M. André Chassaigne. Second exemple : l’article 10, qui prévoit d’autoriser le Gouvernement à prendre par ordonnance toute mesure visant à moderniser la gouvernance des entreprises dans lesquelles l’État détient une participation, majoritaire ou minoritaire, afin d’améliorer l’efficacité et la souplesse de la gestion de ces participations. Si nous comprenons bien votre projet, monsieur le ministre, il s’agit de bien davantage qu’une mesure de simplification : il vise en réalité à aligner plus encore la gestion des entreprises publiques sur celle des entreprises privées, en raisonnant uniquement en termes de capitaux à rentabiliser et de rendement financier à assurer aux actionnaires, dont l’État. Une telle orientation fait problème, et devrait faire débat entre nous ! Peut-on laisser entendre que les entreprises nationales sont des entreprises comme les autres, alors qu’elles ne sont pas la propriété de l’État mais avant tout celle de la nation ? Peut-on, en matière de participations de l’État, perdre de vue l’objectif de démocratisation et d’appropriation sociale des choix stratégiques et de la gestion de ces entreprises ?
M. Jean-Pierre Vigier. C’est vrai !
M. André Chassaigne. Nous avons le sentiment, monsieur le ministre, que votre projet de loi, de façon délibérée ou non, prend tout le monde de court, les représentants de la nation comme les acteurs de la société civile, syndicats et associations. Nous considérons dès lors que nous ne sommes pas en position de l’adopter.

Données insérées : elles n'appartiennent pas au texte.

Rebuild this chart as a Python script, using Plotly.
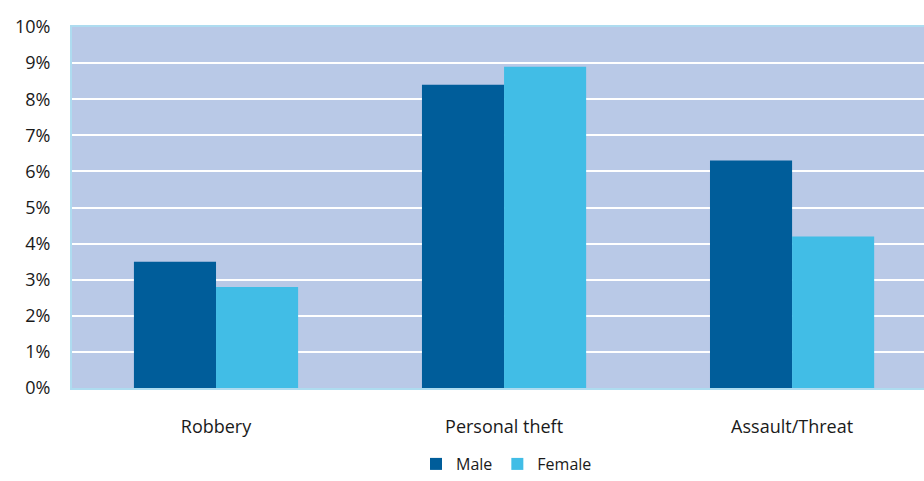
import plotly.graph_objects as go

# Data
categories = ['Robbery', 'Personal theft', 'Assault/Threat']
male = [3.5, 8.4, 6.3]
female = [2.8, 8.9, 4.2]
y_ticks = [0, 1, 2, 3, 4, 5, 6, 7, 8, 9, 10]
y_labels = [f'{v}%' for v in y_ticks]

colors = {'Male': '#005d9a', 'Female': '#41bde6'}

fig = go.Figure()
fig.add_trace(go.Bar(name='Male', x=categories, y=male,
                     marker=dict(color=colors['Male'], line_width=0)))
fig.add_trace(go.Bar(name='Female', x=categories, y=female,
                     marker=dict(color=colors['Female'], line_width=0)))

fig.update_layout(
    width=924, height=481,
    barmode='group',
    bargap=0.43, bargroupgap=0,
    margin=dict(l=72, r=0, t=27, b=93, autoexpand=False),
    paper_bgcolor='white',
    plot_bgcolor='#b9c9e7',
    font=dict(family='Open Sans, sans-serif', size=18, color='#1a1a1a'),
    showlegend=True,
    legend=dict(orientation='h', xanchor='center', x=0.51,
                yref='container', yanchor='bottom', y=-0.01,
                font=dict(size=16), itemwidth=30, tracegroupgap=0),
)

fig.update_xaxes(
    range=[-0.5, 2.458],
    showgrid=False, ticks='', ticklabelstandoff=21,
    showline=True, linecolor='#aedcf0', linewidth=2, mirror=True,
)
fig.update_yaxes(
    range=[0, 10], tickvals=y_ticks, ticktext=y_labels,
    showgrid=True, gridcolor='white', gridwidth=2,
    zeroline=False, ticks='', ticklabelstandoff=16,
    showline=True, linecolor='#aedcf0', linewidth=2, mirror=True,
)

# page body has a default 8px margin; drop it so the figure sits at 0,0
fig.write_html('out.html', config={'displayModeBar': False},
               post_script="document.body.style.margin='0';")
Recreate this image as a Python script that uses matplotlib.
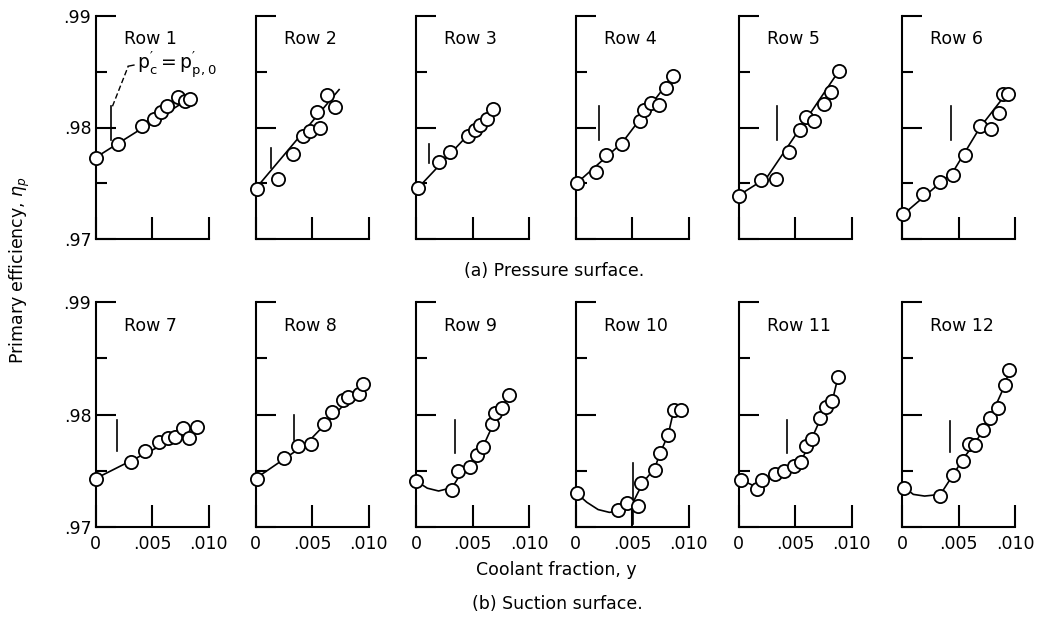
import matplotlib
matplotlib.use("Agg")
import matplotlib.pyplot as plt
from matplotlib.ticker import FixedLocator, FixedFormatter

plt.rcParams['font.family'] = ['DejaVu Sans']
plt.rcParams['mathtext.fontset'] = 'dejavusans'

# ---------------- data ----------------
row_labels = ["Row 1", "Row 2", "Row 3", "Row 4", "Row 5", "Row 6",
              "Row 7", "Row 8", "Row 9", "Row 10", "Row 11", "Row 12"]

# measured points (coolant fraction y, primary efficiency)
x1 = [0.0000, 0.0020, 0.0041, 0.0052, 0.0058, 0.0063, 0.0073, 0.0079, 0.0084]
y1 = [0.9773, 0.9785, 0.9801, 0.9808, 0.9814, 0.9819, 0.9827, 0.9824, 0.9826]
x2 = [0.0001, 0.0020, 0.0033, 0.0042, 0.0048, 0.0057, 0.0054, 0.0063, 0.0070]
y2 = [0.9745, 0.9754, 0.9776, 0.9792, 0.9797, 0.9800, 0.9814, 0.9829, 0.9818]
x3 = [0.0002, 0.0020, 0.0030, 0.0046, 0.0052, 0.0057, 0.0063, 0.0068]
y3 = [0.9746, 0.9769, 0.9778, 0.9792, 0.9798, 0.9802, 0.9808, 0.9817]
x4 = [0.0001, 0.0018, 0.0027, 0.0041, 0.0057, 0.0061, 0.0067, 0.0074, 0.0080, 0.0086]
y4 = [0.9750, 0.9760, 0.9775, 0.9785, 0.9806, 0.9816, 0.9822, 0.9820, 0.9835, 0.9846]
x5 = [0.0000, 0.0020, 0.0033, 0.0045, 0.0054, 0.0060, 0.0067, 0.0076, 0.0082, 0.0089]
y5 = [0.9739, 0.9753, 0.9754, 0.9778, 0.9798, 0.9809, 0.9806, 0.9821, 0.9832, 0.9851]
x6 = [0.0001, 0.0019, 0.0034, 0.0045, 0.0056, 0.0069, 0.0079, 0.0086, 0.0089, 0.0094]
y6 = [0.9722, 0.9740, 0.9751, 0.9757, 0.9775, 0.9801, 0.9799, 0.9813, 0.9830, 0.9830]
x7 = [0.0000, 0.0031, 0.0044, 0.0056, 0.0064, 0.0070, 0.0077, 0.0083, 0.0090]
y7 = [0.9743, 0.9758, 0.9768, 0.9776, 0.9779, 0.9780, 0.9788, 0.9779, 0.9789]
x8 = [0.0001, 0.0025, 0.0038, 0.0049, 0.0061, 0.0068, 0.0077, 0.0082, 0.0092, 0.0095]
y8 = [0.9743, 0.9761, 0.9772, 0.9774, 0.9792, 0.9802, 0.9813, 0.9816, 0.9818, 0.9827]
x9 = [0.0000, 0.0032, 0.0037, 0.0048, 0.0054, 0.0059, 0.0067, 0.0070, 0.0076, 0.0082]
y9 = [0.9741, 0.9733, 0.9750, 0.9753, 0.9764, 0.9771, 0.9792, 0.9801, 0.9806, 0.9817]
x10 = [0.0001, 0.0038, 0.0046, 0.0055, 0.0058, 0.0070, 0.0075, 0.0082, 0.0087, 0.0093]
y10 = [0.9730, 0.9715, 0.9721, 0.9719, 0.9739, 0.9751, 0.9766, 0.9782, 0.9804, 0.9804]
x11 = [0.0002, 0.0016, 0.0021, 0.0032, 0.0040, 0.0049, 0.0055, 0.0060, 0.0065, 0.0072, 0.0077, 0.0083, 0.0088]
y11 = [0.9742, 0.9734, 0.9742, 0.9747, 0.9750, 0.9754, 0.9758, 0.9772, 0.9778, 0.9797, 0.9807, 0.9812, 0.9833]
x12 = [0.0002, 0.0034, 0.0045, 0.0054, 0.0059, 0.0065, 0.0072, 0.0078, 0.0085, 0.0091, 0.0095]
y12 = [0.9735, 0.9728, 0.9746, 0.9759, 0.9774, 0.9773, 0.9786, 0.9797, 0.9806, 0.9826, 0.9840]

# faired curves (nodes)
fx1 = [0.0000, 0.0084];  fy1 = [0.9773, 0.98265]
fx2 = [0.0000, 0.0074];  fy2 = [0.9745, 0.9834]
fx3 = [0.0002, 0.0068];  fy3 = [0.9746, 0.9817]
fx4 = [0.0001, 0.0041, 0.0086];  fy4 = [0.9750, 0.9786, 0.9846]
fx5 = [0.0000, 0.0025, 0.0089];  fy5 = [0.9739, 0.9755, 0.9851]
fx6 = [0.0001, 0.0045, 0.0069, 0.0092];  fy6 = [0.9722, 0.9760, 0.9800, 0.9830]
fx7 = [0.0000, 0.0081];  fy7 = [0.9743, 0.9784]
fx8 = [0.0000, 0.0045, 0.0093];  fy8 = [0.9743, 0.9774, 0.9824]
fx9 = [0.0000, 0.0010, 0.0020, 0.0032, 0.0040, 0.0050, 0.0060, 0.0070, 0.0082]
fy9 = [0.9741, 0.97345, 0.9732, 0.9735, 0.9748, 0.9758, 0.9773, 0.9795, 0.9817]
fx10 = [0.0001, 0.0010, 0.0020, 0.0030, 0.0040, 0.0050, 0.0060, 0.0070, 0.0075, 0.0082, 0.0087]
fy10 = [0.9730, 0.9722, 0.97155, 0.9713, 0.97145, 0.9720, 0.9740, 0.9752, 0.9766, 0.9782, 0.9804]
fx11 = [0.0002, 0.0015, 0.0030, 0.0045, 0.0055, 0.0062, 0.0072, 0.0083, 0.0088]
fy11 = [0.9742, 0.9736, 0.97445, 0.9752, 0.9758, 0.9772, 0.9795, 0.9812, 0.9833]
fx12 = [0.0002, 0.0010, 0.0020, 0.0034, 0.0045, 0.0055, 0.0065, 0.0078, 0.0091, 0.0095]
fy12 = [0.97353, 0.9729, 0.97275, 0.9729, 0.9746, 0.9762, 0.9775, 0.9797, 0.9826, 0.9840]

# short vertical markers where p'c = p'p,0
mark_x  = [0.00133, 0.00139, 0.00118, 0.00206, 0.00342, 0.00433,
           0.00186, 0.00338, 0.00347, 0.00506, 0.00427, 0.00427]
mark_y0 = [0.9789, 0.9764, 0.9768, 0.9789, 0.9789, 0.9789,
           0.9768, 0.9777, 0.9766, 0.9703, 0.9766, 0.9767]
mark_y1 = [0.9819, 0.9782, 0.9785, 0.9819, 0.9819, 0.9819,
           0.9795, 0.9800, 0.9795, 0.9757, 0.9795, 0.9794]

# leader line to the label in the first panel
leader_x = [0.0015, 0.0029, 0.0034]
leader_y = [0.9819, 0.9855, 0.9856]

ymajor = [0.97, 0.98, 0.99]
yminor = [0.975, 0.985]
ytick_labels = ['.97', '.98', '.99']
xticks = [0.0, 0.005, 0.010]
xtick_labels = ['0', '.005', '.010']

xs = [x1, x2, x3, x4, x5, x6, x7, x8, x9, x10, x11, x12]
ys = [y1, y2, y3, y4, y5, y6, y7, y8, y9, y10, y11, y12]
fxs = [fx1, fx2, fx3, fx4, fx5, fx6, fx7, fx8, fx9, fx10, fx11, fx12]
fys = [fy1, fy2, fy3, fy4, fy5, fy6, fy7, fy8, fy9, fy10, fy11, fy12]

# ---------------- layout ----------------
W, H = 1039, 620
fig = plt.figure(figsize=(W / 100, H / 100), dpi=100)
fig.patch.set_facecolor('white')

col_left = [95.5, 255.5, 416, 575.5, 738.5, 902]
panel_w = 113
row_top = [16, 302]
row_bot = [239, 527]

for i in range(12):
    r, c = divmod(i, 6)
    left = col_left[c] / W
    bottom = 1 - row_bot[r] / H
    height = (row_bot[r] - row_top[r]) / H
    ax = fig.add_axes([left, bottom, panel_w / W, height])
    ax.set_xlim(0, 0.010)
    ax.set_ylim(0.97, 0.99)
    for s in ['top', 'right']:
        ax.spines[s].set_visible(False)
    for s in ['left', 'bottom']:
        ax.spines[s].set_linewidth(1.5)
    ax.yaxis.set_major_locator(FixedLocator(ymajor))
    ax.yaxis.set_minor_locator(FixedLocator(yminor))
    ax.xaxis.set_major_locator(FixedLocator(xticks))
    ax.tick_params(axis='y', which='major', direction='in', length=14.5, width=1.5)
    ax.tick_params(axis='y', which='minor', direction='in', length=8, width=1.5)
    ax.tick_params(axis='x', which='major', direction='in', length=16, width=1.5)
    if c == 0:
        ax.yaxis.set_major_formatter(FixedFormatter(ytick_labels))
        ax.tick_params(axis='y', labelsize=12.5, pad=3)
    else:
        ax.set_yticklabels([])
    if r == 1:
        ax.xaxis.set_major_formatter(FixedFormatter(xtick_labels))
        ax.tick_params(axis='x', labelsize=12.5, pad=6)
    else:
        ax.set_xticklabels([])

    ax.plot(fxs[i], fys[i], color='black', lw=1.2, clip_on=False, zorder=2)
    ax.plot(xs[i], ys[i], 'o', ms=9.5, mfc='white', mec='black', mew=1.3,
            clip_on=False, zorder=3)
    ax.plot([mark_x[i], mark_x[i]], [mark_y0[i], mark_y1[i]], color='black',
            lw=1.2, clip_on=False)
    ax.text(0.0025, 0.9879, row_labels[i], fontsize=12.5, ha='left', va='center')

    if i == 0:
        ax.plot(leader_x[:2], leader_y[:2], color='black', lw=1.0, ls=(0, (4, 2)),
                clip_on=False)
        ax.plot(leader_x[1:], leader_y[1:], color='black', lw=1.0, clip_on=False)
        ax.text(0.0037, 0.9856, r"$\mathregular{p_c' = p_{p,0}'}$", fontsize=13.5,
                ha='left', va='center', clip_on=False)

fig.text(20 / W, 1 - 270 / H, r"Primary efficiency, $\eta_p$", rotation=90,
         ha='center', va='center', fontsize=12.5)
fig.text(554 / W, 1 - 271 / H, "(a) Pressure surface.", ha='center', va='center',
         fontsize=12.5)
fig.text(556 / W, 1 - 570 / H, "Coolant fraction, y", ha='center', va='center',
         fontsize=12.5)
fig.text(557 / W, 1 - 604 / H, "(b) Suction surface.", ha='center', va='center',
         fontsize=12.5)

fig.savefig("out.png", dpi=100, facecolor='white')
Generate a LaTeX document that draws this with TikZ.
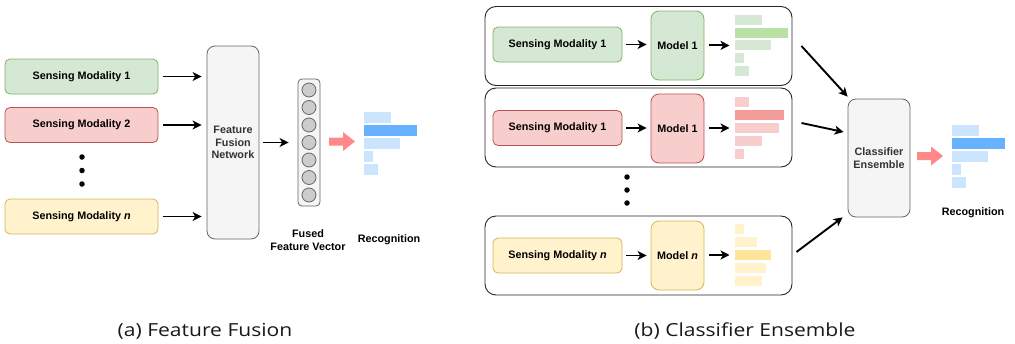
\documentclass[tikz,border=0pt]{standalone}
\usepackage{fontspec}
\setmainfont{Open Sans}[FakeStretch=1.17]
\newfontfamily\diafont{Liberation Sans}
\usetikzlibrary{arrows.meta}
\definecolor{gfill}{HTML}{D5E8D4}
\definecolor{gline}{HTML}{82B366}
\definecolor{rfill}{HTML}{F8CECC}
\definecolor{rline}{HTML}{B85450}
\definecolor{yfill}{HTML}{FFF2CC}
\definecolor{yline}{HTML}{D6B656}
\definecolor{nfill}{HTML}{F5F5F5}
\definecolor{nline}{HTML}{666666}
\definecolor{ntext}{HTML}{333333}
\definecolor{gbar}{HTML}{B9E0A5}
\definecolor{rbar}{HTML}{F19C99}
\definecolor{ybar}{HTML}{FFE599}
\definecolor{bpale}{HTML}{CCE5FF}
\definecolor{bdark}{HTML}{66B2FF}
\definecolor{parrow}{HTML}{FF8888}
\definecolor{unitfill}{HTML}{CCCCCC}
\newcommand{\boxfont}{\diafont\bfseries\fontsize{10.8}{12.8}\selectfont}

\begin{document}
\begin{tikzpicture}[x=1pt,y=-1pt]
\tikzstyle{modality}=[rectangle, rounded corners=5pt, draw, line width=0.8pt, minimum height=35pt, inner sep=0pt, font=\boxfont, text=black]
\tikzstyle{model}=[rectangle, rounded corners=8pt, draw, line width=0.8pt, minimum width=53pt, minimum height=69pt, inner sep=0pt, font=\boxfont, text=black]
\tikzstyle{network}=[rectangle, rounded corners=8pt, draw=nline, fill=nfill, line width=0.8pt, inner sep=0pt, align=center, font=\boxfont, text=ntext]
\tikzstyle{rowbox}=[rectangle, rounded corners=11pt, draw=black!85, line width=0.9pt, minimum width=307pt, minimum height=79pt, inner sep=0pt]
\tikzstyle{unit}=[circle, draw=nline, fill=unitfill, line width=0.8pt, minimum size=14pt, inner sep=0pt]
\tikzstyle{bar}=[rectangle, anchor=west, inner sep=0pt, minimum height=10pt]
\tikzstyle{dot}=[circle, fill=black, minimum size=5.5pt, inner sep=0pt]
\tikzstyle{label}=[font=\boxfont, text=black, align=center]
\tikzstyle{caption}=[font=\fontsize{18}{21}\selectfont, anchor=base, text=black!90]
\tikzstyle{arr}=[line width=1.9pt, -{Stealth[length=9pt, width=9pt, inset=2.5pt]}]
\tikzstyle{fat}=[fill=parrow]

\useasboundingbox (0,0) rectangle (1015,343);

% (a) feature fusion
\node[modality, minimum width=153pt, fill=gfill, draw=gline] (s1) at (81.5,76.5) {Sensing Modality 1};
\node[modality, minimum width=153pt, fill=rfill, draw=rline] (s2) at (81.5,125) {Sensing Modality 2};
\node[modality, minimum width=153pt, fill=yfill, draw=yline] (sn) at (81.5,216.5) {Sensing Modality \textit{n}};
\foreach \y [count=\i] in {157,170.5,184}
   \node[dot] (ld\i) at (82,\y) {};

\node[network, minimum width=52pt, minimum height=193pt] (ffn) at (233,142.5) {Feature\\Fusion\\Network};
\foreach \s in {s1,s2,sn}
   \draw[arr, shorten <=5pt, shorten >=5pt] (\s.east) -- (\s.east -| ffn.west);

\node[network, rounded corners=4pt, minimum width=22pt, minimum height=127pt] (fv) at (309,142.5) {};
\foreach \i in {1,...,7}
   \node[unit] (c\i) at (309,72.5+17.5*\i) {};
\draw[arr, shorten <=4pt, shorten >=9pt] (ffn) -- (fv);
\node[label] (fvl) at (308,240) {Fused\\Feature Vector};

\foreach \w/\c [count=\i] in {27/bpale,53/bdark,36/bpale,9/bpale,14/bpale}
   \node[bar, minimum height=11pt, minimum width=\w pt, fill=\c] (la\i) at (363.5,104.5+13*\i) {};
\node[label] (lrec) at (389,240) {Recognition};

% (b) classifier ensemble
\node[rowbox] (r1) at (638.5,46) {};
\node[rowbox] (r2) at (638.5,127.5) {};
\node[rowbox] (r3) at (638.5,255.5) {};

\node[modality, minimum width=129pt, fill=gfill, draw=gline] (m1) at (557.5,44.5) {Sensing Modality 1};
\node[modality, minimum width=129pt, fill=rfill, draw=rline] (m2) at (557.5,128) {Sensing Modality 1};
\node[modality, minimum width=129pt, fill=yfill, draw=yline] (mn) at (557.5,255.5) {Sensing Modality \textit{n}};
\node[model, fill=gfill, draw=gline] (k1) at (677.5,45.5) {Model 1};
\node[model, fill=rfill, draw=rline] (k2) at (677.5,128.5) {Model 1};
\node[model, fill=yfill, draw=yline] (kn) at (677.5,255.5) {Model \textit{n}};
\foreach \y [count=\i] in {177,190,203}
   \node[dot] (rd\i) at (627,\y) {};

\foreach \w/\c [count=\i] in {27/gfill,53/gbar,36/gfill,9/gfill,14/gfill}
   \node[bar, minimum width=\w pt, fill=\c] (g\i) at (734.5,45.4+12.8*\i-38.4) {};
\foreach \w/\c [count=\i] in {14/rfill,49/rbar,44/rfill,27/rfill,9/rfill}
   \node[bar, minimum width=\w pt, fill=\c] (h\i) at (734.5,128+12.8*\i-38.4) {};
\foreach \w/\c [count=\i] in {9/yfill,22/yfill,36/ybar,31/yfill,27/yfill}
   \node[bar, minimum width=\w pt, fill=\c] (j\i) at (734.5,255+12.8*\i-38.4) {};

\draw[arr, shorten <=4pt, shorten >=4pt] (m1.east) -- (m1.east -| k1.west);
\draw[arr, shorten <=4pt, shorten >=4pt] (m2.east) -- (m2.east -| k2.west);
\draw[arr, shorten <=4pt, shorten >=4pt] (mn.east) -- (mn.east -| kn.west);
\draw[arr, shorten <=5pt, shorten >=5pt] (k1.east |- g3) -- (g3.west);
\draw[arr, shorten <=5pt, shorten >=5pt] (k2.east |- h3) -- (h3.west);
\draw[arr, shorten <=5pt, shorten >=5pt] (kn.east |- j3) -- (j3.west);

\node[network, minimum width=62pt, minimum height=118pt] (ens) at (879,158) {Classifier\\Ensemble};
\draw[arr] ([xshift=9pt]r1.east) -- ([yshift=2pt]ens.north west);
\draw[arr] ([xshift=9pt,yshift=4.5pt]r2.east) -- ([xshift=-4pt,yshift=26pt]ens.west);
\draw[arr] ([xshift=4pt,yshift=3.5pt]r3.east) -- ([xshift=-5pt]ens.south west);

\foreach \w/\c [count=\i] in {27/bpale,53/bdark,36/bpale,9/bpale,14/bpale}
   \node[bar, minimum height=11pt, minimum width=\w pt, fill=\c] (ra\i) at (951.5,117.5+13*\i) {};
\node[label] (rrec) at (973,213) {Recognition};

% block arrows towards the recognition bars
\coordinate (ba1) at (329,141.5);
\coordinate (ba2) at (917,156);
\foreach \p in {ba1,ba2}
   \fill[fat] (\p) ++(0,-4) -- ++(14,0) -- ++(0,-5.5) -- ++(12,9.5) -- ++(-12,9.5) -- ++(0,-5.5) -- ++(-14,0) -- cycle;

\node[caption] (capa) at (205,336) {(a) Feature Fusion};
\node[caption] (capb) at (745,336) {(b) Classifier Ensemble};
\end{tikzpicture}
\end{document}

M. Jean-Pierre Vigier. Excellent !
M. André Chassaigne. En conséquence, et contrairement au texte de simplification des relations de l’administration et du public, que nous avons voté, les députés du front de gauche se prononceront par un vote d’abstention sur le présent texte, voire un vote d’opposition si des amendements réduisant encore davantage les droits du Parlement, en particulier dans le domaine environnemental, étaient adoptés.